Hamlin University in Minnesota has dismissed a professor for showing a controversial image in her world art class.

Erika López Prater was an adjunct professor at the small private college Hamlin University when she put up a 14th century painting of the Prophet Muhammad in her world art class in October, in a lesson on Islam. She warned her online students in advance in the syllabus that the image would be shown, so devout Muslim students, for whom seeing the image might be a violation of their faith, could avoid it. Still, a student complained to the school.

After the complaint, Hamlin University withdrew their discussion of a new course for Prater to begin teaching, and declined to renew her contract after the fall semester.

While the student who complained has doubled down on the claim that Prater’s choice to show the image was Islamophobic, the National Council on American-Islamic Relations (the world’s largest civil rights organization for Muslims) disagrees.

“Although we strongly discourage showing visual depictions of the Prophet, we recognize that professors who analyze ancient paintings for an academic purpose are not the same as Islamophobes who show such images to cause offense,” the organization said. “Based on what we know up to this point, we see no evidence that Professor Erika López Prater acted with Islamophobic intent or engaged in conduct that meets our definition of Islamophobia.”

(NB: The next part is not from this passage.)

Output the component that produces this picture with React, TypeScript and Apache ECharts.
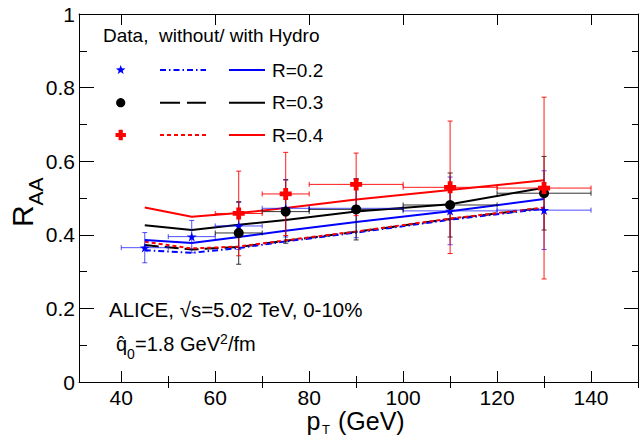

“It’s critically important that we acknowledge the internal diversity within Islam and that we also respect the keen, curious minds that come from that community and other groups and that we don’t only accommodate the safest options available,” said Prater in an interview after her dismissal.

Hamlin University president Fayneese Miller has defended the decision, saying that the dismissal was “prioritizing the well-being of our students,” even though no student was required to view the image if they did not wish to.